Nimadi is a Western Indo-Aryan language spoken in the Nimar region of west-central India within the state of Madhya Pradesh. This region lies adjacent to Maharashtra and south of Malwa. The districts where Nimadi is spoken are: Barwani, Khandwa, Barwaha, Khargone, Burhanpur, Bedia, Sanawad and parts of Dhar, Harda and South Dewas districts. The famous writers of Nimari were Gaurishankar Sharma, Ramnarayan Upadhyay etc.

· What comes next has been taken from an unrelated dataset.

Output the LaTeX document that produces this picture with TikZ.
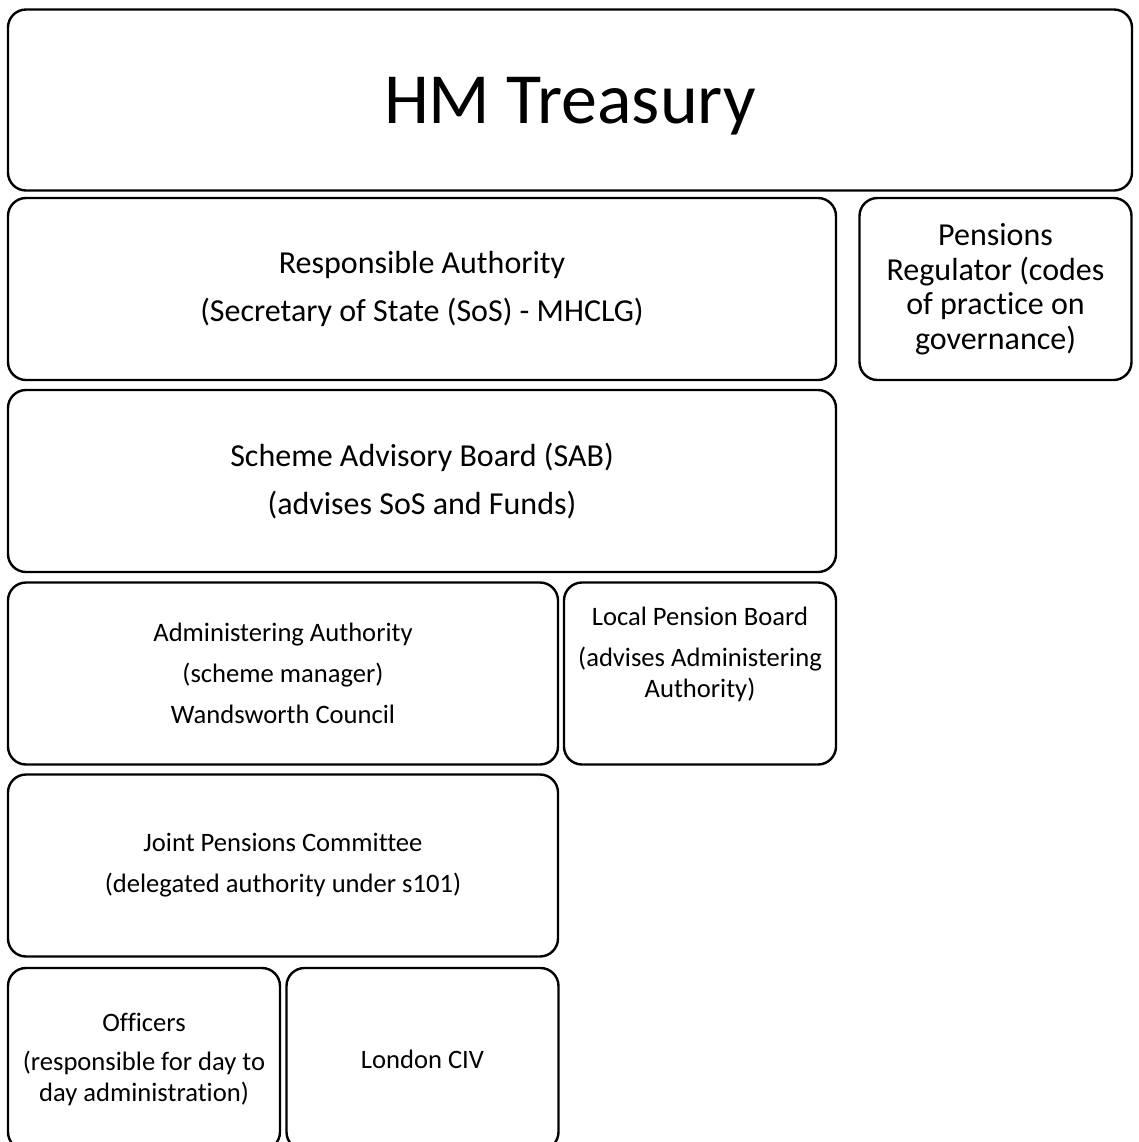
\documentclass[tikz,border=0pt]{standalone}
\usepackage{fontspec}
\setmainfont{Carlito}[Ligatures=NoCommon]
\usetikzlibrary{positioning}
\tikzset{
    orgbox/.style = {
        draw,
        shape=rectangle,
        rounded corners=9pt,
        line width=1.2pt,
        align=center,
        inner sep=0pt
    },
    widebox/.style = {
        orgbox,
        minimum width=414pt,
        minimum height=91pt,
        font=\fontsize{16}{18}\selectfont
    },
    halfbox/.style = {
        orgbox,
        minimum width=275pt,
        minimum height=91pt,
        font=\fontsize{13.3}{15.5}\selectfont
    },
    smallbox/.style = {
        orgbox,
        minimum width=136pt,
        minimum height=91pt,
        font=\fontsize{13.3}{15.5}\selectfont
    },
}
\begin{document}
\begin{tikzpicture}[x=0.5pt,y=-0.5pt]

    \useasboundingbox (0,0) rectangle (1139,1142);

    % top level
    \node[orgbox, minimum width=562pt, minimum height=90.5pt, text depth=0pt,
          font=\fontsize{36}{40}\selectfont] (treasury) at (570,100) {HM Treasury};

    % national level
    \node[widebox] (resp_auth) at (422,289)
        {Responsible Authority\\[6pt](Secretary of State (SoS) - MHCLG)};
    \node[smallbox, font=\fontsize{16}{17.25}\selectfont] (regulator) at (995.5,289)
        {Pensions\\Regulator (codes\\of practice on\\governance)};
    \node[widebox] (sab) at (422,481)
        {Scheme Advisory Board (SAB)\\[6pt](advises SoS and Funds)};

    % fund level
    \node[halfbox] (admin_auth) at (283,673.5)
        {Administering Authority\\[5pt](scheme manager)\\[5pt]Wandsworth Council};
    \node[smallbox] (local_board) at (700,673.5)
        {Local Pension Board\\[5pt](advises Administering\\Authority)\\[6pt]\mbox{}};
    \node[halfbox] (joint_cttee) at (283,865.5)
        {Joint Pensions Committee\\[5pt](delegated authority under s101)};

    % delivery
    \node[smallbox] (officers) at (144,1059)
        {Officers\\[4pt](responsible for day to\\day administration)};
    \node[smallbox] (london_civ) at (422.5,1059) {London CIV};

\end{tikzpicture}
\end{document}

Nimari is mainly spoken in Khargone, Barwani and Khandwa districts. Ramnarayan Upadhyay, Mahadeo Prasad Chaturvedi, Prabhakar Ji Dubey, Jeevan Joshi, and others worked in it. "Ammar Bol " (Translation of Bhagwat Geeta) composed by Mahadeo Prasad Chaturvedi "Madhya" is the first epic in Nimari. Prabhakar Ji Dubey was also awarded by the president of India. He lived in a town named Barwaha which is situated near Maheshwar and Omkasreshwar(One of the jyotirlinga). He played many stage dramas. He was a disciple of Rama Dada and often used to visit Khandwa. He is still famous for songs like "Gammat, Swang". He also worked as a professional teacher. His one of the book named "Thumka" was also awarded by Academy of Isuri. He died on 13 March 1997.